WORK REQUIRED:
Scan the listing below for the word "chart" and state how many lines hold it. Write nothing but the number.

Lines of data
* start *

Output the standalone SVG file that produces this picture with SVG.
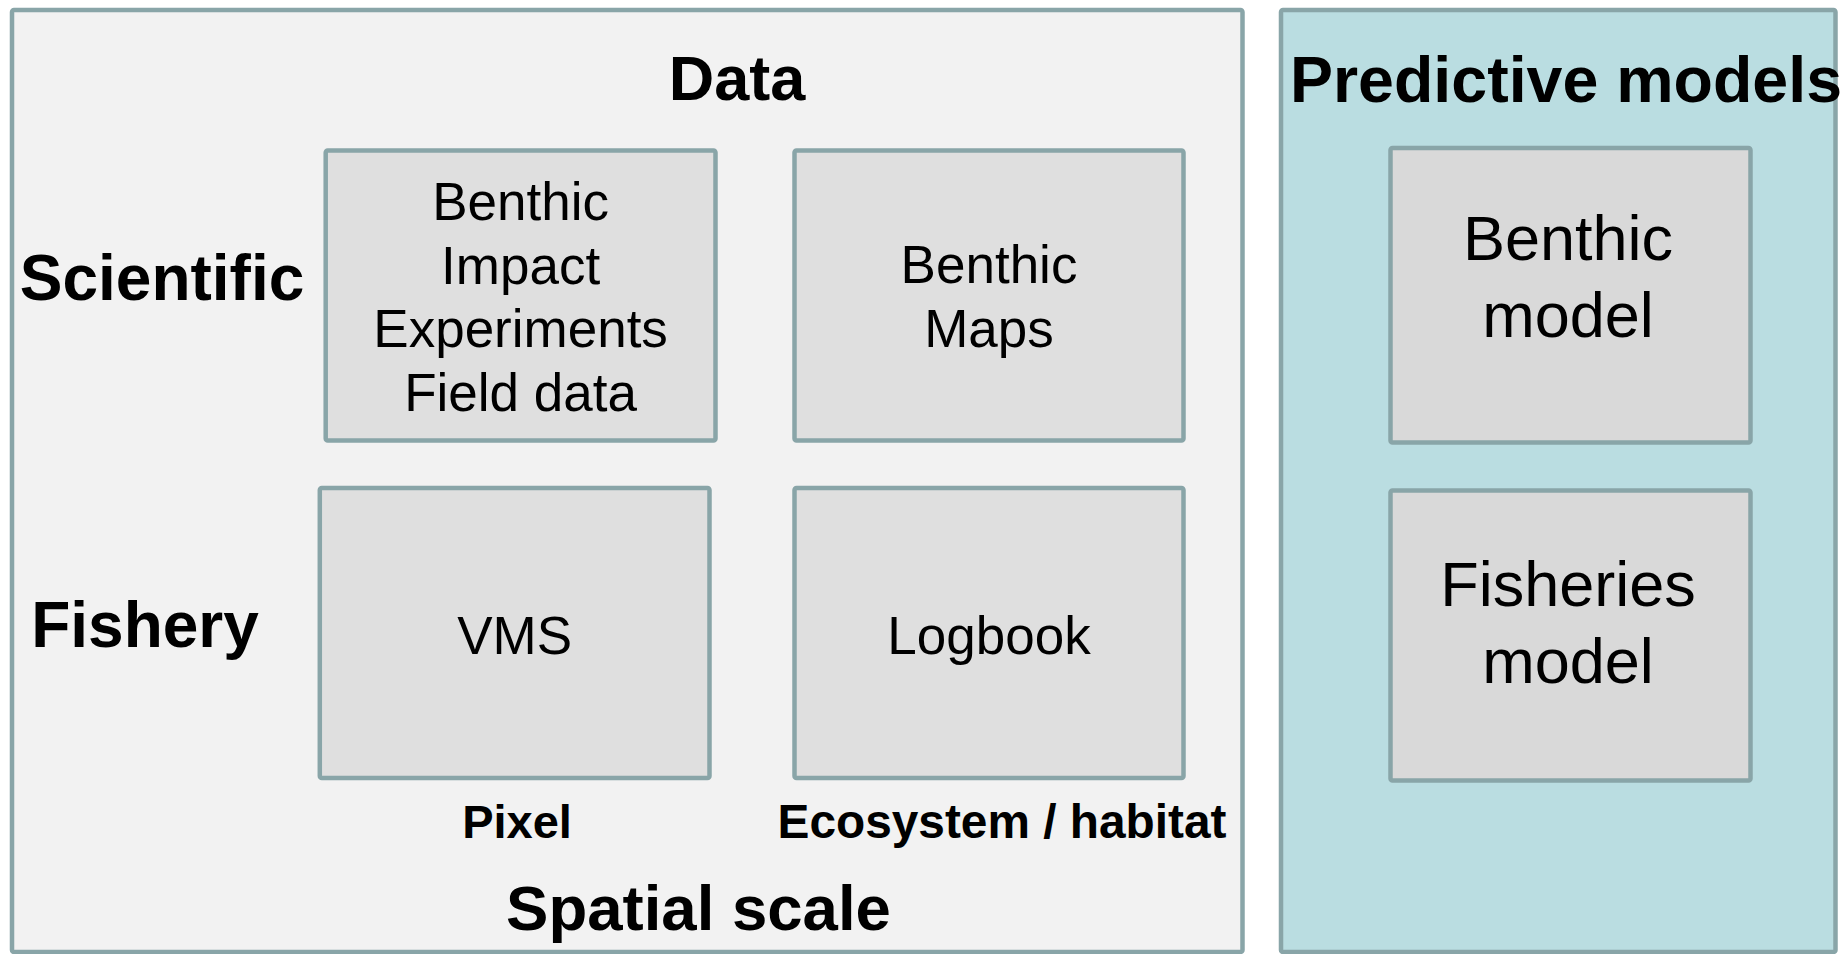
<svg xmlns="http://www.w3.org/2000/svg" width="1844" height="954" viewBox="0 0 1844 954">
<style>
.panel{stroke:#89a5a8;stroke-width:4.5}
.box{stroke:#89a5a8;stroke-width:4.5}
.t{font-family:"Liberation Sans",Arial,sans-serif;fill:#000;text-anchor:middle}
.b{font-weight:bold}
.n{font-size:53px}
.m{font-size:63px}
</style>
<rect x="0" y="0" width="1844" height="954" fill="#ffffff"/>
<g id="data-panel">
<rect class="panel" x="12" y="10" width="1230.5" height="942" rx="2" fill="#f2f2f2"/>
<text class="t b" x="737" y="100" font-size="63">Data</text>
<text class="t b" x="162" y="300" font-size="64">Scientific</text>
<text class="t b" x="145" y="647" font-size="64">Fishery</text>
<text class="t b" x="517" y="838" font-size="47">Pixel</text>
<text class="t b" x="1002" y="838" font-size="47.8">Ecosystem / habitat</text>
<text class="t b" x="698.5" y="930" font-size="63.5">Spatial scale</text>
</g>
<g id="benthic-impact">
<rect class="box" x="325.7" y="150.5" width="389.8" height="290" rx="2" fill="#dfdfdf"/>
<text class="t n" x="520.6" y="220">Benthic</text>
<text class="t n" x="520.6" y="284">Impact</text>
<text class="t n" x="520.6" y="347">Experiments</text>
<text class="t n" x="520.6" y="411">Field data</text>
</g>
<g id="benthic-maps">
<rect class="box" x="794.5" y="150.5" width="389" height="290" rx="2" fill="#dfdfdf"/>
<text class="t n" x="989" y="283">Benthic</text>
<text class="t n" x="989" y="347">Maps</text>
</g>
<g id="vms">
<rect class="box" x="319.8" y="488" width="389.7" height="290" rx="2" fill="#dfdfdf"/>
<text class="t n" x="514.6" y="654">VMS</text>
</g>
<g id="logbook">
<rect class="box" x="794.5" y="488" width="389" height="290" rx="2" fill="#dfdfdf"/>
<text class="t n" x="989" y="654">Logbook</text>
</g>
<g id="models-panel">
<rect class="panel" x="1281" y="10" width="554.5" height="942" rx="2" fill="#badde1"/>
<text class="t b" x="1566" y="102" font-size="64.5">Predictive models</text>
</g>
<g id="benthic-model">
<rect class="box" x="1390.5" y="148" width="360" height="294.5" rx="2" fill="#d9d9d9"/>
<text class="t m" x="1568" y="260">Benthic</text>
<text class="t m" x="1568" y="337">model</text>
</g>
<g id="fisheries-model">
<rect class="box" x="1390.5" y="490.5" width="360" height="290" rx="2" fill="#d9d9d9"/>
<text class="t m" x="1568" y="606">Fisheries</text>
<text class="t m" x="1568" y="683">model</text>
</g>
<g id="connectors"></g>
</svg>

* end *
* start *

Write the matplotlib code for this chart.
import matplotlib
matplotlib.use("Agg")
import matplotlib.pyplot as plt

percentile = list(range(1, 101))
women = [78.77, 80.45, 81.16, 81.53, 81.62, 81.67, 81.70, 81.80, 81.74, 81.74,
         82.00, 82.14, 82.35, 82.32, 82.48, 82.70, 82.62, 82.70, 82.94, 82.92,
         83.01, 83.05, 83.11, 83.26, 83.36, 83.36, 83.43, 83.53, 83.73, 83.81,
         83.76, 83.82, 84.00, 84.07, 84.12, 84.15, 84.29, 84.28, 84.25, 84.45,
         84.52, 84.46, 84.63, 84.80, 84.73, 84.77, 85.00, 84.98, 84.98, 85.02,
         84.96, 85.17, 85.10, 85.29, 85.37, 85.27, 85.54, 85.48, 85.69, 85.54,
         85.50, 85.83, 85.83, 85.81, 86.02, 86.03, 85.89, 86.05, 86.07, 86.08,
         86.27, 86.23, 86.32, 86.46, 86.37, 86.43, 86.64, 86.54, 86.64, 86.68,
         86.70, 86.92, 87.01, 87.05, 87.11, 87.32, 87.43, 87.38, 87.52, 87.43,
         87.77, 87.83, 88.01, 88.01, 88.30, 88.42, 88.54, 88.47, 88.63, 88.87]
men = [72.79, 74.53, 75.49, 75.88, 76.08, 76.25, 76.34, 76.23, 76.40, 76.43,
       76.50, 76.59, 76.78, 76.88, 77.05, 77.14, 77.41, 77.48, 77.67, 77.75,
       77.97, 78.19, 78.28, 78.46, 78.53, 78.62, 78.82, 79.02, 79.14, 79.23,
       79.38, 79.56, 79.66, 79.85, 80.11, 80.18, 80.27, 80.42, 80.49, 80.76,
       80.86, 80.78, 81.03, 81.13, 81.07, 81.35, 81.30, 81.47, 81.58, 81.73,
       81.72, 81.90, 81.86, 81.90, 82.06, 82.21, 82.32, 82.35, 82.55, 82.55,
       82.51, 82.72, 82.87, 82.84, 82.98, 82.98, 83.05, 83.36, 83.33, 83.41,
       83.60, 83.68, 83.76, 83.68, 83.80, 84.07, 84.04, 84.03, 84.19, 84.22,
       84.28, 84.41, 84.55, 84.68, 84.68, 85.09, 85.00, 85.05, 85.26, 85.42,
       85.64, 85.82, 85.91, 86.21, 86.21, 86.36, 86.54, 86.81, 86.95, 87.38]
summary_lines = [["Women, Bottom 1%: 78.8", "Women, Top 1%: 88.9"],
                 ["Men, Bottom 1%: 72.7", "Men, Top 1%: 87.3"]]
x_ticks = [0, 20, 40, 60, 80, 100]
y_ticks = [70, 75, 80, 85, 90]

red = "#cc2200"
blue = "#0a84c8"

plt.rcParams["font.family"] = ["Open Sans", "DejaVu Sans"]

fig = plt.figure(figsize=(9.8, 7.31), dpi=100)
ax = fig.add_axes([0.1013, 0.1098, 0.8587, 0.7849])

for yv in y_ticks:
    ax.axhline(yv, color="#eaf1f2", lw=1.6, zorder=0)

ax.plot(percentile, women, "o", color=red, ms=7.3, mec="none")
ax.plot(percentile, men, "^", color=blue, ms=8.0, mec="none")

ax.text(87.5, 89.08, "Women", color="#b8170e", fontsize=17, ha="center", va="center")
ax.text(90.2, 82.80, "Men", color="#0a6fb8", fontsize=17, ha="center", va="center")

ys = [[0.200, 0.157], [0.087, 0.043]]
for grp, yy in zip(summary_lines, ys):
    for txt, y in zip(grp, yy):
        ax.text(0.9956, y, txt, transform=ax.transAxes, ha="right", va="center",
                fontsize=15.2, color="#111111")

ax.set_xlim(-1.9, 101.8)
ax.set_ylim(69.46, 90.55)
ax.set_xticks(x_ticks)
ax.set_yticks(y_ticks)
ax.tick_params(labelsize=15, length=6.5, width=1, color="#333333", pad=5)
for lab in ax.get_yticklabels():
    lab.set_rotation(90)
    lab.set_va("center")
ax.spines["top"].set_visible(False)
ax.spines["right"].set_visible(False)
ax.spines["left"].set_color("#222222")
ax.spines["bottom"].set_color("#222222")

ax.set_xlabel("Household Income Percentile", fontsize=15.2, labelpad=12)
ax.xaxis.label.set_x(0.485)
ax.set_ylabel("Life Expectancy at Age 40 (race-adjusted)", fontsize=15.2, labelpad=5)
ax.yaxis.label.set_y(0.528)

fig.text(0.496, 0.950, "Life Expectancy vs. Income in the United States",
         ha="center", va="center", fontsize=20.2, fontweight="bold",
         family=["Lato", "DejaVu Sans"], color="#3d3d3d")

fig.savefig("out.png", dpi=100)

* end *
* start *

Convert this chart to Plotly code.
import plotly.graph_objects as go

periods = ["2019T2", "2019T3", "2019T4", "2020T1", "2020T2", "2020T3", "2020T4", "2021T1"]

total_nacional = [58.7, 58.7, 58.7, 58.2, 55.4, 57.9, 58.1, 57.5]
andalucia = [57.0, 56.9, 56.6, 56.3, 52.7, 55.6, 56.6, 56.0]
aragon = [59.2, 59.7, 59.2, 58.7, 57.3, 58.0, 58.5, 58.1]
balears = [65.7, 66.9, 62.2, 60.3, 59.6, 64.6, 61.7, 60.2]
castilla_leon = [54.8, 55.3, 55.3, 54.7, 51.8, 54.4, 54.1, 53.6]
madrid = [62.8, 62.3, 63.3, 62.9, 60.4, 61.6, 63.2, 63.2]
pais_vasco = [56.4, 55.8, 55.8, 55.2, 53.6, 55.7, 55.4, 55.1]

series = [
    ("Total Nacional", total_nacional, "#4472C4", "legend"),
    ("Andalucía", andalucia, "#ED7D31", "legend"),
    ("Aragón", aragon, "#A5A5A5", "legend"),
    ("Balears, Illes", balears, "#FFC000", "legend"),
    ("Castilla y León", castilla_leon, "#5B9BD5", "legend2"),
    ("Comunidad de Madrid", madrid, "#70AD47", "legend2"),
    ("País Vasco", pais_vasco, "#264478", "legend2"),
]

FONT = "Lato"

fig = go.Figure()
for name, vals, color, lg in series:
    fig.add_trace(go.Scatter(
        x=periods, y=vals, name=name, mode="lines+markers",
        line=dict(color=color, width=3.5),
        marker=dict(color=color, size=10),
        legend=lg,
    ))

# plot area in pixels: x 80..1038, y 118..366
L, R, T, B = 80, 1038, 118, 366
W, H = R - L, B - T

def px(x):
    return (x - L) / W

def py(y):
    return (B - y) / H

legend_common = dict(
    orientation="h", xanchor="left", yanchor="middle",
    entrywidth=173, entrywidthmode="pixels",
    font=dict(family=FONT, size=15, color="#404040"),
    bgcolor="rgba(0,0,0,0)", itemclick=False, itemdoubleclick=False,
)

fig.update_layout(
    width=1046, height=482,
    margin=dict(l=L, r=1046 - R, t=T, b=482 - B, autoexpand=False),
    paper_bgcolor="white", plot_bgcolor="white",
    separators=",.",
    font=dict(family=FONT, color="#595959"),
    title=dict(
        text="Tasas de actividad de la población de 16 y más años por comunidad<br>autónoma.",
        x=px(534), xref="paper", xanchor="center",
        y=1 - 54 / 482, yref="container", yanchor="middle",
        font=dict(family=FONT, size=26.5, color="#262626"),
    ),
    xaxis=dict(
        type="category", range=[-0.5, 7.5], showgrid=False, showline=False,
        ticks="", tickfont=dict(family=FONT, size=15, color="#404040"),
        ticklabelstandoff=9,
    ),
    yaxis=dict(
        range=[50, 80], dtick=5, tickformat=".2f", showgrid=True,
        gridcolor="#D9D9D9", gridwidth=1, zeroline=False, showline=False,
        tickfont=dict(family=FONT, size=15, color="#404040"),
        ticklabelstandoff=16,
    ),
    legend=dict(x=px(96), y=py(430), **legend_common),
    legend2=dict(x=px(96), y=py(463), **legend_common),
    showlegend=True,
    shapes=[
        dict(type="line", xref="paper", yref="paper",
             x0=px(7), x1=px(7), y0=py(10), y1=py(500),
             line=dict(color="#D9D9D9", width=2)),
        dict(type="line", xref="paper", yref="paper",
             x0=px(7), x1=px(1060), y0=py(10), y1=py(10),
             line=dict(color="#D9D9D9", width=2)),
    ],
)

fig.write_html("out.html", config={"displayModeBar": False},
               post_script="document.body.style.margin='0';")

* end *

ANSWER:
2